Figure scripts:
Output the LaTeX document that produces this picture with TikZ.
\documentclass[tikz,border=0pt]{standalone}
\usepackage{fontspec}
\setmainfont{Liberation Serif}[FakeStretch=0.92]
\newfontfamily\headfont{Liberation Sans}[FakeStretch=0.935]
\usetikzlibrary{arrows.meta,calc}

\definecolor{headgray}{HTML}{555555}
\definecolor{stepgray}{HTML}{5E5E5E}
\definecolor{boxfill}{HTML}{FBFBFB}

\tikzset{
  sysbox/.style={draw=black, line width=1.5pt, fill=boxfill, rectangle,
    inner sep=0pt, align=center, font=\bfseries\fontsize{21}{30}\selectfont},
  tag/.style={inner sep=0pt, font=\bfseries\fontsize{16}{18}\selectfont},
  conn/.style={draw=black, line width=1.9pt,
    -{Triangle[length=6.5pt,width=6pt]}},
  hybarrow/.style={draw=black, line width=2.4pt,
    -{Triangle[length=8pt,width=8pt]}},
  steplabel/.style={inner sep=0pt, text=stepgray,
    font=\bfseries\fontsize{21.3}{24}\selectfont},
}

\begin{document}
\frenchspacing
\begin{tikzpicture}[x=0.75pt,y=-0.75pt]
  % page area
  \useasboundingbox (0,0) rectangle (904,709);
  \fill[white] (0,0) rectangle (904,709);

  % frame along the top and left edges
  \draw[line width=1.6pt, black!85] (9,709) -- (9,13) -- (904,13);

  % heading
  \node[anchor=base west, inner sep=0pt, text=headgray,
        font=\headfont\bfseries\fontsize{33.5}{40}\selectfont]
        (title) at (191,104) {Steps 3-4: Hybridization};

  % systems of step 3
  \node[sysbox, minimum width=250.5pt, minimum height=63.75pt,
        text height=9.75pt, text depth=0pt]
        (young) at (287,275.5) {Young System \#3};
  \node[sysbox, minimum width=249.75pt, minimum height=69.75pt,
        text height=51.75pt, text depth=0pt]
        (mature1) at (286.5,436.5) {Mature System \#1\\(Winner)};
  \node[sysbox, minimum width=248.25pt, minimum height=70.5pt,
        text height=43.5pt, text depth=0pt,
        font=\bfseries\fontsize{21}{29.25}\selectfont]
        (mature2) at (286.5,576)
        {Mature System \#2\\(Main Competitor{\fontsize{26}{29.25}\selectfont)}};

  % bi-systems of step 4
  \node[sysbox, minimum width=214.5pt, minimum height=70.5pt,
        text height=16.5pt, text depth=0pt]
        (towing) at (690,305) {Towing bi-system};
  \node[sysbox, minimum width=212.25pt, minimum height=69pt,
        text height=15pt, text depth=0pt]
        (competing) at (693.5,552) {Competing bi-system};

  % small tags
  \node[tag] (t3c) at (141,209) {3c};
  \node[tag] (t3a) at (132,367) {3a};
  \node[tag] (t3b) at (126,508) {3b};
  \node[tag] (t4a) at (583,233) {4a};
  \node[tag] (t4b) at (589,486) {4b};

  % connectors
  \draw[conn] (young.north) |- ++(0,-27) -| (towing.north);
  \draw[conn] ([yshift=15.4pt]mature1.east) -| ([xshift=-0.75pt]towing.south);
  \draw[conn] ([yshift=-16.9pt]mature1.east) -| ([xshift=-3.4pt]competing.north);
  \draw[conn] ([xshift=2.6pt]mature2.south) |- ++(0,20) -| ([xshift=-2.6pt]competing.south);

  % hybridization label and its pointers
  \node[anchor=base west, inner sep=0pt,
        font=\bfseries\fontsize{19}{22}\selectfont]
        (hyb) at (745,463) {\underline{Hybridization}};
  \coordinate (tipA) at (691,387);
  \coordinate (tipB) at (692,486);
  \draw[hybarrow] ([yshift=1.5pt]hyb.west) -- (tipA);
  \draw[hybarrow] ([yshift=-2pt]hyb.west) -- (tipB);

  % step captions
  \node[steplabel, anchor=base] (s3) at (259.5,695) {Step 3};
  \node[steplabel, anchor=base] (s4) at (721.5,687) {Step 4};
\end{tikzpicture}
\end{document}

--

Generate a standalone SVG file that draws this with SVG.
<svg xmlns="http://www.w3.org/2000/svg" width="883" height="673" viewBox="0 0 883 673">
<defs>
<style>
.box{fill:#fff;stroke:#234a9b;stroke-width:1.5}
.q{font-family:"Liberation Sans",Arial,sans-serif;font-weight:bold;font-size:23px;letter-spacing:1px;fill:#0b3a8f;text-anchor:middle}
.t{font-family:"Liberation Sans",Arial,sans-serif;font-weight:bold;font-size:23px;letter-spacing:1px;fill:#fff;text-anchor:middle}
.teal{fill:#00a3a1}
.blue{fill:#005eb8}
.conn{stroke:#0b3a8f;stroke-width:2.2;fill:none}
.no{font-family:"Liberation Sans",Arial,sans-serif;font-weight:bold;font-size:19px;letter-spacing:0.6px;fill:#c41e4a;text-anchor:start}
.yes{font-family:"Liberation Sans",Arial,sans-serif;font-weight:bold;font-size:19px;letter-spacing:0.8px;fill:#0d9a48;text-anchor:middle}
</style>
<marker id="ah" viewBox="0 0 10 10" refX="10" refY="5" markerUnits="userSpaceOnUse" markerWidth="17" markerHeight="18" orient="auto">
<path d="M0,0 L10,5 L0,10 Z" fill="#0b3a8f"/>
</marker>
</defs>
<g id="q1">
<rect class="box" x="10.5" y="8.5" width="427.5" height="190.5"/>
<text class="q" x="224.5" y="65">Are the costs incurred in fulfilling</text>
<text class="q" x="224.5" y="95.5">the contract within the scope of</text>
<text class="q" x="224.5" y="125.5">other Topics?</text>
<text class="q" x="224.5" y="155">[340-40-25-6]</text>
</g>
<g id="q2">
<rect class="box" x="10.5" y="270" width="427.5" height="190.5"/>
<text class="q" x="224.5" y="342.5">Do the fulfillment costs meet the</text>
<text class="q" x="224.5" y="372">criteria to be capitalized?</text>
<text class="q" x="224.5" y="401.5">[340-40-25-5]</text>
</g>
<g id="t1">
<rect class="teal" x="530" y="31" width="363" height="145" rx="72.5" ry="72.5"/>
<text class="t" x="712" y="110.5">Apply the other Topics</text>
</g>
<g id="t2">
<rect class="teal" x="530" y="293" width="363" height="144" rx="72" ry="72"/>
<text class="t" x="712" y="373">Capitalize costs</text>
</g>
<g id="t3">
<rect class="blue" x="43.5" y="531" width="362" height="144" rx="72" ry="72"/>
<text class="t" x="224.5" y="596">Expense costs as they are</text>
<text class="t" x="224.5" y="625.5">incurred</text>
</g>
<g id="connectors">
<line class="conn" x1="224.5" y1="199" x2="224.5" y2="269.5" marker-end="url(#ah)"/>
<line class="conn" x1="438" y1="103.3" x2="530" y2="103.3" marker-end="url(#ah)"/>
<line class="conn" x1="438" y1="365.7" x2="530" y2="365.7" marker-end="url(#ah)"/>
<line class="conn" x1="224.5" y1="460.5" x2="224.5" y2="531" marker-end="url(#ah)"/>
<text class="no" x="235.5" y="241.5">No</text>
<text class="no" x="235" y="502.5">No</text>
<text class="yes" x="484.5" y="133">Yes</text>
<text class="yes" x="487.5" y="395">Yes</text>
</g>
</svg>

[Exercise requirements] Count how many lines include the string "that". Nothing but the number is needed.

[Complete response] 2